__DATASET CONTENT__

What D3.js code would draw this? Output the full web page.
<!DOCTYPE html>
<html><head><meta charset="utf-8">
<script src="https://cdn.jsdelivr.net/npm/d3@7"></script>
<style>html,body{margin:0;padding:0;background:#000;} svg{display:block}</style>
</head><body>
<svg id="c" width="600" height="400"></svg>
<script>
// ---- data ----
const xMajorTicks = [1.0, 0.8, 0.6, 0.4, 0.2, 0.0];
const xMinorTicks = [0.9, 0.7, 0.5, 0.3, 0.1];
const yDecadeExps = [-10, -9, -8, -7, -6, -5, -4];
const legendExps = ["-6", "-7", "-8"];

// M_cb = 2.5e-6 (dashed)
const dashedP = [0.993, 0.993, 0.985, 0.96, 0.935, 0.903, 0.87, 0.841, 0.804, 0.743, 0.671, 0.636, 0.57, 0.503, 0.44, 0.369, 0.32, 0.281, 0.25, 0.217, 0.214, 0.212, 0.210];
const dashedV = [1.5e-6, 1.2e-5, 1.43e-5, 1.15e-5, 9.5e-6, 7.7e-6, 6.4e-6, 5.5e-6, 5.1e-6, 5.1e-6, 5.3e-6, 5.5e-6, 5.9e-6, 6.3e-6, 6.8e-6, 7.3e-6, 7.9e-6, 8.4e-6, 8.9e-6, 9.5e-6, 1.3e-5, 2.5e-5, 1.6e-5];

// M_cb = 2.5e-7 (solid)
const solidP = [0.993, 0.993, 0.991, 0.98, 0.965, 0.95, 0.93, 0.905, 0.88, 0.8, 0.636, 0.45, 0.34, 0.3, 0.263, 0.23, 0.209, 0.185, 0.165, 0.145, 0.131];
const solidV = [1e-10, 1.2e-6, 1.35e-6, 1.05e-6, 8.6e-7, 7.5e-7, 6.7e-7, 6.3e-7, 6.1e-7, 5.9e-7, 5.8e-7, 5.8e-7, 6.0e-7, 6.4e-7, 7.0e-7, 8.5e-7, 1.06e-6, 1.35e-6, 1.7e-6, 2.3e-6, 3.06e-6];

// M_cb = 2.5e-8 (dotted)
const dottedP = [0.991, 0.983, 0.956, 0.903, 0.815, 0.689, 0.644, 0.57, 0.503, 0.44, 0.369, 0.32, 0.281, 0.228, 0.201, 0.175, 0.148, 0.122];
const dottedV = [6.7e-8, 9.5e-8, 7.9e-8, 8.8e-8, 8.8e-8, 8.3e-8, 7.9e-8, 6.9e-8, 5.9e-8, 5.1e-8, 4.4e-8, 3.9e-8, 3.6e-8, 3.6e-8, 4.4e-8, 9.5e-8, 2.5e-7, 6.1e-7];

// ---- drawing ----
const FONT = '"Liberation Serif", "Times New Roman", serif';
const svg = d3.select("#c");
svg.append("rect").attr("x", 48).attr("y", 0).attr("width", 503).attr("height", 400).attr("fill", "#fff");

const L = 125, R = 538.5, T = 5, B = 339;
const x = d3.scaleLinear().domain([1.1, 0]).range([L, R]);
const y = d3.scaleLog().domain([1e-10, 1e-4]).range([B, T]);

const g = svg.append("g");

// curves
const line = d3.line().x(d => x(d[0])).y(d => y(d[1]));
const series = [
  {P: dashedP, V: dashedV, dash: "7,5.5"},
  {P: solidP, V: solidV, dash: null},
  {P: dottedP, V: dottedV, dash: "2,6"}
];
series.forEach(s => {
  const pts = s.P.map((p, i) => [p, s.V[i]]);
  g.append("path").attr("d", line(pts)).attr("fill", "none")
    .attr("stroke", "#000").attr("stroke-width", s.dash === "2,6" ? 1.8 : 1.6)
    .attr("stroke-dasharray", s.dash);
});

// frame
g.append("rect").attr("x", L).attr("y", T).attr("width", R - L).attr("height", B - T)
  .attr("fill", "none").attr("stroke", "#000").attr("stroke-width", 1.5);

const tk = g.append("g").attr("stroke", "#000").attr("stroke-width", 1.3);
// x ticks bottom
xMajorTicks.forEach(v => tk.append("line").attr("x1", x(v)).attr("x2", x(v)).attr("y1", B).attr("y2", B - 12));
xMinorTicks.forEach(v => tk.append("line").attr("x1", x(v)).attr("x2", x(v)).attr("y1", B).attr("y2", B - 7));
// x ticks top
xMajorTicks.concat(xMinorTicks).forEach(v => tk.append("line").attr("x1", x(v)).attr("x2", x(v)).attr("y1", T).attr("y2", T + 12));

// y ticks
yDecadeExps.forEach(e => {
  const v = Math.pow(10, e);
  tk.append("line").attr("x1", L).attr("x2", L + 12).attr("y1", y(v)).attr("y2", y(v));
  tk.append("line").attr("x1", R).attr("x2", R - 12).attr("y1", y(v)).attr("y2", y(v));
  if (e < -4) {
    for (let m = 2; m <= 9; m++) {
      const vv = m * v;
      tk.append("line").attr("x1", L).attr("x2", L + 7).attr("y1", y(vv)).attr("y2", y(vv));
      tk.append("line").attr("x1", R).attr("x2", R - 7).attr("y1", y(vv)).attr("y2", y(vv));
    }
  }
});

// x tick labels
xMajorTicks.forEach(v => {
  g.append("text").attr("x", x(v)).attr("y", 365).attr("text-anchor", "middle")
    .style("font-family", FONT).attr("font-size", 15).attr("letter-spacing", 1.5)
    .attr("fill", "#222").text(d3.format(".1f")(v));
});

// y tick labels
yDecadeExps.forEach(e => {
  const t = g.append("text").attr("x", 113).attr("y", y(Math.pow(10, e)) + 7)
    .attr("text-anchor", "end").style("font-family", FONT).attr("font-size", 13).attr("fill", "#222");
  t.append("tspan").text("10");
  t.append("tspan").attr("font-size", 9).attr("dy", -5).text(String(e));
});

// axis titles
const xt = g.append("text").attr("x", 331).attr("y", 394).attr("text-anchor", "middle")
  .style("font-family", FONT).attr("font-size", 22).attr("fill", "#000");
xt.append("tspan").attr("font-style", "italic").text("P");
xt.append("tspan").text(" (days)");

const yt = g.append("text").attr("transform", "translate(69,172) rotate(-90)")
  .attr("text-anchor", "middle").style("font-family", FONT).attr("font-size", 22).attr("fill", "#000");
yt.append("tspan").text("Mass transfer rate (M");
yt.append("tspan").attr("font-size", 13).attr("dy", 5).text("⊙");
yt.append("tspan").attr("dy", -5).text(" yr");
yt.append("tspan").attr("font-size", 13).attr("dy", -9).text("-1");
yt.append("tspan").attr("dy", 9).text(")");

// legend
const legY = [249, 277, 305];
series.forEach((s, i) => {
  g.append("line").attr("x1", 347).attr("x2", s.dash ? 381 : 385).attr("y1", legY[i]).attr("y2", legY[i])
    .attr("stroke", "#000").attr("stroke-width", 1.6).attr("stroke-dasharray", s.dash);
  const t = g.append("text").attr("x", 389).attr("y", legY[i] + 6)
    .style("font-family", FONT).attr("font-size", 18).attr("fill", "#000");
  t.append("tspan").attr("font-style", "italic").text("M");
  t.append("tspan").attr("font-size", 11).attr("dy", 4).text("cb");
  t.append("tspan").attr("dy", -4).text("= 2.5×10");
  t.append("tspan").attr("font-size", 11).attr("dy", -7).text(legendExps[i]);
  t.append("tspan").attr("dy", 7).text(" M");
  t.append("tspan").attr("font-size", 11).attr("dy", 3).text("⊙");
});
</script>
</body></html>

__WHAT TO WORK ON__
Return nothing but the lines from the start of the listing above through the line containing "9.5e-8, 2.5e-7, 6.1e-7];", exactly as given.

__TASK RESPONSE__
What D3.js code would draw this? Output the full web page.
<!DOCTYPE html>
<html><head><meta charset="utf-8">
<script src="https://cdn.jsdelivr.net/npm/d3@7"></script>
<style>html,body{margin:0;padding:0;background:#000;} svg{display:block}</style>
</head><body>
<svg id="c" width="600" height="400"></svg>
<script>
// ---- data ----
const xMajorTicks = [1.0, 0.8, 0.6, 0.4, 0.2, 0.0];
const xMinorTicks = [0.9, 0.7, 0.5, 0.3, 0.1];
const yDecadeExps = [-10, -9, -8, -7, -6, -5, -4];
const legendExps = ["-6", "-7", "-8"];

// M_cb = 2.5e-6 (dashed)
const dashedP = [0.993, 0.993, 0.985, 0.96, 0.935, 0.903, 0.87, 0.841, 0.804, 0.743, 0.671, 0.636, 0.57, 0.503, 0.44, 0.369, 0.32, 0.281, 0.25, 0.217, 0.214, 0.212, 0.210];
const dashedV = [1.5e-6, 1.2e-5, 1.43e-5, 1.15e-5, 9.5e-6, 7.7e-6, 6.4e-6, 5.5e-6, 5.1e-6, 5.1e-6, 5.3e-6, 5.5e-6, 5.9e-6, 6.3e-6, 6.8e-6, 7.3e-6, 7.9e-6, 8.4e-6, 8.9e-6, 9.5e-6, 1.3e-5, 2.5e-5, 1.6e-5];

// M_cb = 2.5e-7 (solid)
const solidP = [0.993, 0.993, 0.991, 0.98, 0.965, 0.95, 0.93, 0.905, 0.88, 0.8, 0.636, 0.45, 0.34, 0.3, 0.263, 0.23, 0.209, 0.185, 0.165, 0.145, 0.131];
const solidV = [1e-10, 1.2e-6, 1.35e-6, 1.05e-6, 8.6e-7, 7.5e-7, 6.7e-7, 6.3e-7, 6.1e-7, 5.9e-7, 5.8e-7, 5.8e-7, 6.0e-7, 6.4e-7, 7.0e-7, 8.5e-7, 1.06e-6, 1.35e-6, 1.7e-6, 2.3e-6, 3.06e-6];

// M_cb = 2.5e-8 (dotted)
const dottedP = [0.991, 0.983, 0.956, 0.903, 0.815, 0.689, 0.644, 0.57, 0.503, 0.44, 0.369, 0.32, 0.281, 0.228, 0.201, 0.175, 0.148, 0.122];
const dottedV = [6.7e-8, 9.5e-8, 7.9e-8, 8.8e-8, 8.8e-8, 8.3e-8, 7.9e-8, 6.9e-8, 5.9e-8, 5.1e-8, 4.4e-8, 3.9e-8, 3.6e-8, 3.6e-8, 4.4e-8, 9.5e-8, 2.5e-7, 6.1e-7];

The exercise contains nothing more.